— What is asked —
Write out each record below exactly as it appears, with no pictures.

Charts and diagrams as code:
--

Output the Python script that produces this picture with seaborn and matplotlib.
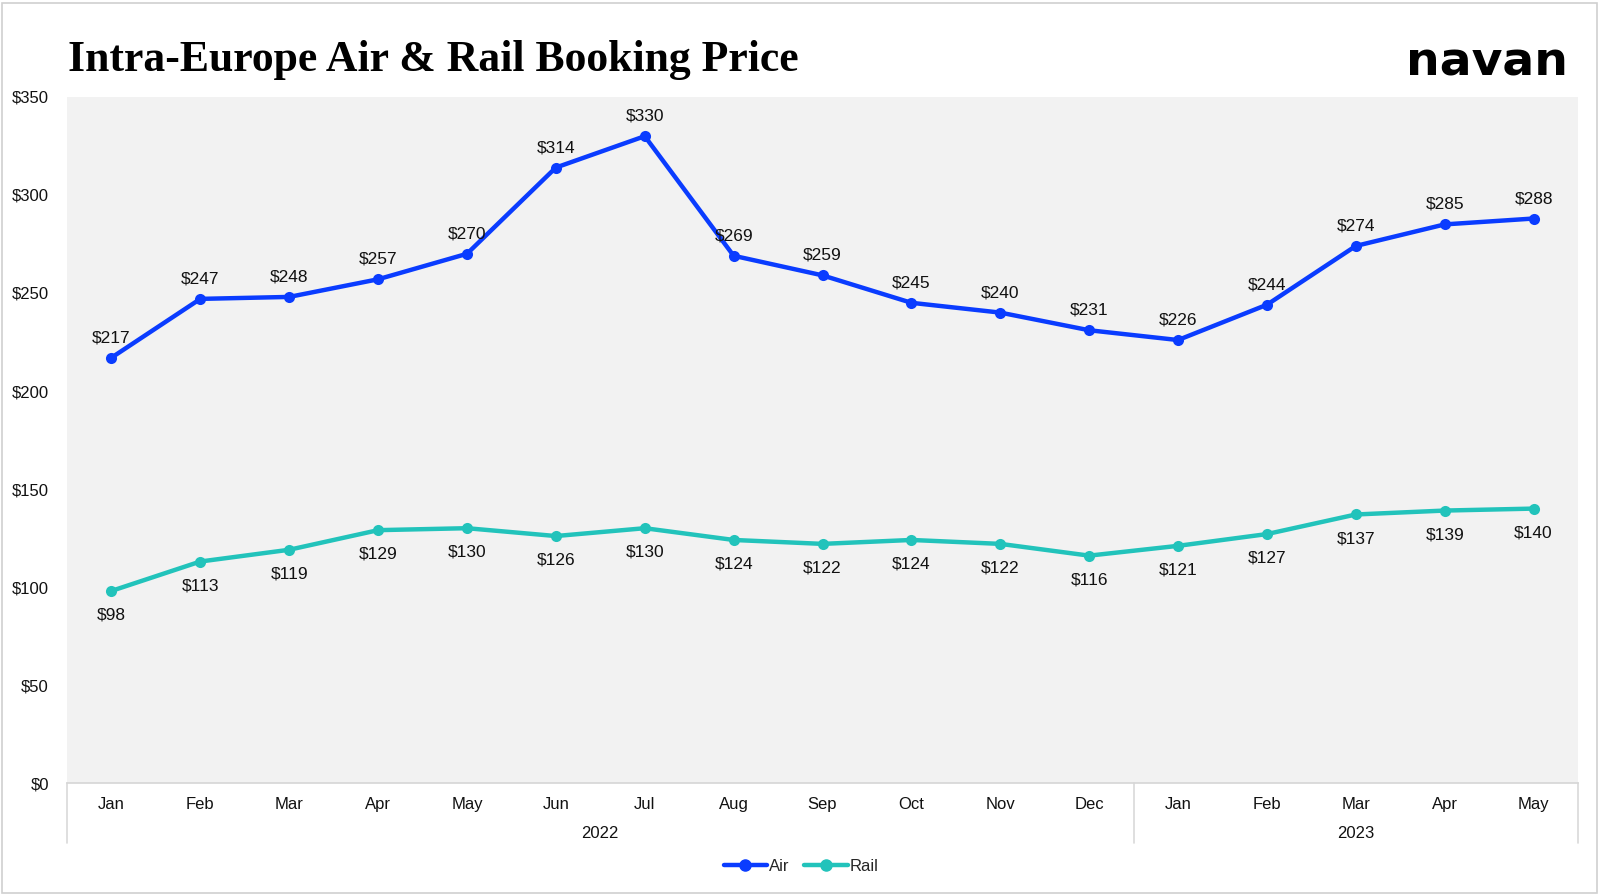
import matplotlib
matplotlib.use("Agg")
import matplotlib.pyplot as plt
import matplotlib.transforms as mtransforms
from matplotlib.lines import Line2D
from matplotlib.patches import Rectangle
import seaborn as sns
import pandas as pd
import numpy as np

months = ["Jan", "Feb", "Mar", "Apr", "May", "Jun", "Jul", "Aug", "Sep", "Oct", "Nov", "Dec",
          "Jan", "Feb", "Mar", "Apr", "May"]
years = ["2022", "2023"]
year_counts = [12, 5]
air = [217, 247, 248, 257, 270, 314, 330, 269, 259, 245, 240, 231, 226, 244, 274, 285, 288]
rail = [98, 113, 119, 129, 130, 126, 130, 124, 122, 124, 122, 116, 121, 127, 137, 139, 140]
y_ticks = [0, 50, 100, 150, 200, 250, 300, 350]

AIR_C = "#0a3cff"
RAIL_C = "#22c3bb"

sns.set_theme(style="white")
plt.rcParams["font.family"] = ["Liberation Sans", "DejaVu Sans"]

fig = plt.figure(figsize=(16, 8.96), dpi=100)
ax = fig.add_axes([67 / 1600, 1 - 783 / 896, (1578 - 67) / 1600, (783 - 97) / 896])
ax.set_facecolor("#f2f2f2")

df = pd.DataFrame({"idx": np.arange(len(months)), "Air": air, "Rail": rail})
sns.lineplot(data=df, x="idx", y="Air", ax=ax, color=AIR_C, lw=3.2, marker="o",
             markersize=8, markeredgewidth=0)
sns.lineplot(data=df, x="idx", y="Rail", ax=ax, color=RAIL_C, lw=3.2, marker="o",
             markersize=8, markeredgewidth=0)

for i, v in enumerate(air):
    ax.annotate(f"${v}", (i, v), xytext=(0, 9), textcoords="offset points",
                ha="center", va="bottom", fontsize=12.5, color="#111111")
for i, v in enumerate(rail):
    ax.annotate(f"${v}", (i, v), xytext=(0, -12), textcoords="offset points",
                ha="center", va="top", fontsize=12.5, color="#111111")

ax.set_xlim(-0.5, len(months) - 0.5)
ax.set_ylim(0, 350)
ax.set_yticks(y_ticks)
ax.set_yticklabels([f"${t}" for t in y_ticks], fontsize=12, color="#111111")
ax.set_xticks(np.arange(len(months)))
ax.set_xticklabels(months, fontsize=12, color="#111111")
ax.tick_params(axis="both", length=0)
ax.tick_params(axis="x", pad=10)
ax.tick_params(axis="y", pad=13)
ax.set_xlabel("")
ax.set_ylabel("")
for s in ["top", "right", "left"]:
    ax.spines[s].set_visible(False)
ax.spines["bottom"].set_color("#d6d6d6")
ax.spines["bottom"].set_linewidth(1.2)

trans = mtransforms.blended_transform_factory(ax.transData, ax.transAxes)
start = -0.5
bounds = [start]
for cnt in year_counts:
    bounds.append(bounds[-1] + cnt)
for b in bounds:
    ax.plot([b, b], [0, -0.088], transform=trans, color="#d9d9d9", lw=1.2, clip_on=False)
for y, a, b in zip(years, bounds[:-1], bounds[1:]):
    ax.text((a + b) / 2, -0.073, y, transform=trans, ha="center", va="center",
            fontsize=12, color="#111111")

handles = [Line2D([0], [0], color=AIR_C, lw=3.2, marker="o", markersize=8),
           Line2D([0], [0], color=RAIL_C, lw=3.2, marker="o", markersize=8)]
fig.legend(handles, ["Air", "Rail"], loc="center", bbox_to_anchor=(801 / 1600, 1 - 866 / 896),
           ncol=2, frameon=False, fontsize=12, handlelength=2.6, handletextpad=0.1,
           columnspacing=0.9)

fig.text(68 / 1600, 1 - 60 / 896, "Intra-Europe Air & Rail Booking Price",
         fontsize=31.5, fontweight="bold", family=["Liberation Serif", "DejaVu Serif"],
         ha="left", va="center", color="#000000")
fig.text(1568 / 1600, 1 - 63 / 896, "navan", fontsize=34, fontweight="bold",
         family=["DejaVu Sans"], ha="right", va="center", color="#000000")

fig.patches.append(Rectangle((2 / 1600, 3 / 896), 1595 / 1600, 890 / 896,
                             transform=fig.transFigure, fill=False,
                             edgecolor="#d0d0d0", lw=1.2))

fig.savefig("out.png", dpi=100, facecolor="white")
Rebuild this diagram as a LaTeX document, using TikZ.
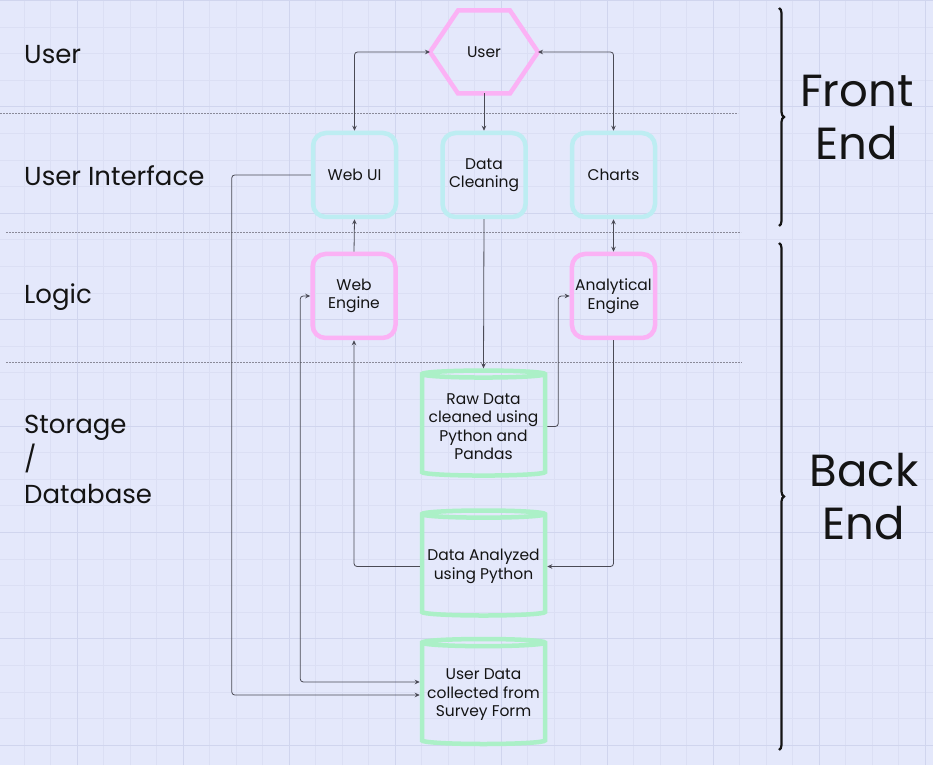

--

— Task solution —
Output the Python script that produces this picture with seaborn and matplotlib.
import matplotlib
matplotlib.use("Agg")
import matplotlib.pyplot as plt
import matplotlib.transforms as mtransforms
from matplotlib.lines import Line2D
from matplotlib.patches import Rectangle
import seaborn as sns
import pandas as pd
import numpy as np

months = ["Jan", "Feb", "Mar", "Apr", "May", "Jun", "Jul", "Aug", "Sep", "Oct", "Nov", "Dec",
          "Jan", "Feb", "Mar", "Apr", "May"]
years = ["2022", "2023"]
year_counts = [12, 5]
air = [217, 247, 248, 257, 270, 314, 330, 269, 259, 245, 240, 231, 226, 244, 274, 285, 288]
rail = [98, 113, 119, 129, 130, 126, 130, 124, 122, 124, 122, 116, 121, 127, 137, 139, 140]
y_ticks = [0, 50, 100, 150, 200, 250, 300, 350]

AIR_C = "#0a3cff"
RAIL_C = "#22c3bb"

sns.set_theme(style="white")
plt.rcParams["font.family"] = ["Liberation Sans", "DejaVu Sans"]

fig = plt.figure(figsize=(16, 8.96), dpi=100)
ax = fig.add_axes([67 / 1600, 1 - 783 / 896, (1578 - 67) / 1600, (783 - 97) / 896])
ax.set_facecolor("#f2f2f2")

df = pd.DataFrame({"idx": np.arange(len(months)), "Air": air, "Rail": rail})
sns.lineplot(data=df, x="idx", y="Air", ax=ax, color=AIR_C, lw=3.2, marker="o",
             markersize=8, markeredgewidth=0)
sns.lineplot(data=df, x="idx", y="Rail", ax=ax, color=RAIL_C, lw=3.2, marker="o",
             markersize=8, markeredgewidth=0)

for i, v in enumerate(air):
    ax.annotate(f"${v}", (i, v), xytext=(0, 9), textcoords="offset points",
                ha="center", va="bottom", fontsize=12.5, color="#111111")
for i, v in enumerate(rail):
    ax.annotate(f"${v}", (i, v), xytext=(0, -12), textcoords="offset points",
                ha="center", va="top", fontsize=12.5, color="#111111")

ax.set_xlim(-0.5, len(months) - 0.5)
ax.set_ylim(0, 350)
ax.set_yticks(y_ticks)
ax.set_yticklabels([f"${t}" for t in y_ticks], fontsize=12, color="#111111")
ax.set_xticks(np.arange(len(months)))
ax.set_xticklabels(months, fontsize=12, color="#111111")
ax.tick_params(axis="both", length=0)
ax.tick_params(axis="x", pad=10)
ax.tick_params(axis="y", pad=13)
ax.set_xlabel("")
ax.set_ylabel("")
for s in ["top", "right", "left"]:
    ax.spines[s].set_visible(False)
ax.spines["bottom"].set_color("#d6d6d6")
ax.spines["bottom"].set_linewidth(1.2)

trans = mtransforms.blended_transform_factory(ax.transData, ax.transAxes)
start = -0.5
bounds = [start]
for cnt in year_counts:
    bounds.append(bounds[-1] + cnt)
for b in bounds:
    ax.plot([b, b], [0, -0.088], transform=trans, color="#d9d9d9", lw=1.2, clip_on=False)
for y, a, b in zip(years, bounds[:-1], bounds[1:]):
    ax.text((a + b) / 2, -0.073, y, transform=trans, ha="center", va="center",
            fontsize=12, color="#111111")

handles = [Line2D([0], [0], color=AIR_C, lw=3.2, marker="o", markersize=8),
           Line2D([0], [0], color=RAIL_C, lw=3.2, marker="o", markersize=8)]
fig.legend(handles, ["Air", "Rail"], loc="center", bbox_to_anchor=(801 / 1600, 1 - 866 / 896),
           ncol=2, frameon=False, fontsize=12, handlelength=2.6, handletextpad=0.1,
           columnspacing=0.9)

fig.text(68 / 1600, 1 - 60 / 896, "Intra-Europe Air & Rail Booking Price",
         fontsize=31.5, fontweight="bold", family=["Liberation Serif", "DejaVu Serif"],
         ha="left", va="center", color="#000000")
fig.text(1568 / 1600, 1 - 63 / 896, "navan", fontsize=34, fontweight="bold",
         family=["DejaVu Sans"], ha="right", va="center", color="#000000")

fig.patches.append(Rectangle((2 / 1600, 3 / 896), 1595 / 1600, 890 / 896,
                             transform=fig.transFigure, fill=False,
                             edgecolor="#d0d0d0", lw=1.2))

fig.savefig("out.png", dpi=100, facecolor="white")
Rebuild this diagram as a LaTeX document, using TikZ.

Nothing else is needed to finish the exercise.